The GIA grade denoting the complete absence of ultraviolet luminescence in a diamond

Colour & clarity gradingView in dictionary · 580 words

In diamond grading, None is the lowest grade on the GIA fluorescence scale, indicating that a stone exhibits no visible glow when examined under long-wave ultraviolet (LWUV) light in a darkened environment. It is one of five grades used by the Gemological Institute of America — None, Faint, Medium, Strong, and Very Strong — and it appears explicitly on GIA grading reports as a descriptor of the stone's luminescent behaviour rather than of its colour or clarity.

What Fluorescence Measures

Fluorescence in diamonds arises when certain structural defects or trace elements — most commonly nitrogen aggregates — absorb UV photons and re-emit them as visible light, typically in the blue part of the spectrum. A diamond graded None contains either no such active defect centres or an insufficient concentration to produce any perceptible emission under standard LWUV examination conditions. The absence of this response is a stable, inherent characteristic of the stone's crystal chemistry and cannot be induced or removed by any known treatment.

Grading Methodology

GIA graders assess fluorescence by exposing the unmounted diamond to a calibrated LWUV lamp (peak wavelength approximately 365 nm) in a controlled, darkened viewing environment. The stone is compared against a set of master reference stones representing each grade tier. A diamond is assigned the None grade only when no emission is detectable to the trained eye under these standardised conditions. Short-wave UV response is noted separately and does not affect the fluorescence grade recorded on the report.
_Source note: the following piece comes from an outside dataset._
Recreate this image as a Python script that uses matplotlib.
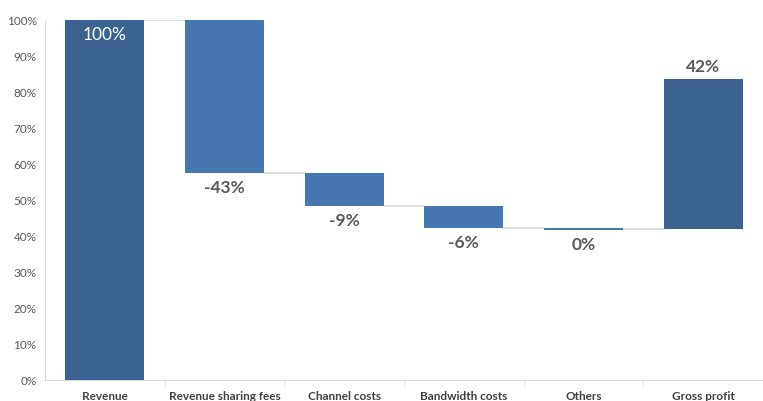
import matplotlib.pyplot as plt
from matplotlib.ticker import FixedLocator, NullFormatter, PercentFormatter

plt.rcParams["font.family"] = ["Lato", "DejaVu Sans"]

categories = ["Revenue", "Revenue sharing fees", "Channel costs", "Bandwidth costs", "Others", "Gross profit"]
bottoms = [0, 57.5, 48.3, 42.3, 41.8, 41.9]
tops = [100, 100, 57.5, 48.3, 42.3, 83.6]
labels = ["100%", "-43%", "-9%", "-6%", "0%", "42%"]
connector_levels = [100, 57.5, 48.3, 42.3, 41.9]

dark = "#3C6291"
light = "#4677B0"
colors = [dark, light, light, light, light, dark]

fig = plt.figure(figsize=(7.63, 4.01), dpi=100)
ax = fig.add_axes([0.059, 0.052, 0.941, 0.898])

x = list(range(len(categories)))
width = 0.66
heights = [t - b for t, b in zip(tops, bottoms)]
ax.bar(x, heights, bottom=bottoms, width=width, color=colors, zorder=3)

for i, level in enumerate(connector_levels):
    ax.plot([i + width / 2, i + 1 - width / 2], [level, level], color="#D9D9D9", lw=1.2, zorder=2)

for i, lab in enumerate(labels):
    if i == 0:
        ax.text(i, tops[i] - 2, lab, ha="center", va="top", color="white", fontsize=12.5)
    elif i == len(labels) - 1:
        ax.text(i, tops[i] + 1.2, lab, ha="center", va="bottom", color="#595959", fontsize=12.5, fontweight="bold")
    else:
        ax.text(i, bottoms[i] - 2, lab, ha="center", va="top", color="#595959", fontsize=12.5, fontweight="bold")

ax.set_xlim(-0.5, len(categories) - 0.5)
ax.set_ylim(0, 100)
ax.set_yticks(range(0, 101, 10))
ax.yaxis.set_major_formatter(PercentFormatter(decimals=0))
ax.tick_params(axis="y", length=0, labelsize=8.5, labelcolor="#595959", pad=6)

ax.set_xticks(x)
ax.set_xticklabels(categories, fontsize=8.5, fontweight="bold", color="#404040")
ax.tick_params(axis="x", length=0, pad=8)
ax.xaxis.set_minor_locator(FixedLocator([i + 0.5 for i in x[:-1]]))
ax.xaxis.set_minor_formatter(NullFormatter())
ax.tick_params(axis="x", which="minor", length=4, color="#D9D9D9", direction="out")

for side in ["top", "right"]:
    ax.spines[side].set_visible(False)
for side in ["left", "bottom"]:
    ax.spines[side].set_color("#D9D9D9")

fig.savefig("out.png", dpi=100)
Market Perception and Pricing

The relationship between fluorescence and diamond value is nuanced and has shifted over time. Research published in Gems & Gemology has demonstrated that, for the vast majority of diamonds, fluorescence has no measurable effect on transparency or face-up appearance under normal lighting. Nevertheless, certain trade segments — particularly in the United States and parts of East Asia — have historically applied a modest price premium to diamonds graded None, reflecting a buyer preference for stones whose behaviour under all lighting conditions is entirely predictable. This preference is more pronounced in higher colour grades (D through F), where even faint blue fluorescence might theoretically interact with the stone's near-colourless body colour. For lower colour grades (I and below), strong blue fluorescence can occasionally improve the apparent whiteness of the stone in daylight, making the None grade neither universally advantageous nor disadvantageous.

Practical Significance

For the consumer, a None fluorescence grade carries no intrinsic quality implication. It does not indicate a superior crystal structure, better cutting, or enhanced optical performance. Its significance is essentially one of predictability: a diamond graded None will appear identical under UV-rich daylight, incandescent light, and gemological UV lamps. Buyers who wish to avoid any possibility — however rare — of an over-strong fluorescence causing a hazy or oily appearance in certain lighting environments may find the None grade reassuring, though GIA's own research has found such haziness to be uncommon even among strongly fluorescent stones.

Laboratory Reporting

The None grade appears on GIA Diamond Grading Reports and GIA Diamond Dossiers in the "Additional Grading Information" section. Other major laboratories — including the International Gemological Institute (IGI) and the Antwerp World Diamond Centre (AWDC) — use comparable terminology, though exact scale nomenclature may differ slightly between laboratories. When comparing reports across laboratories, it is advisable to confirm that "None" or its equivalent reflects the same LWUV examination standard.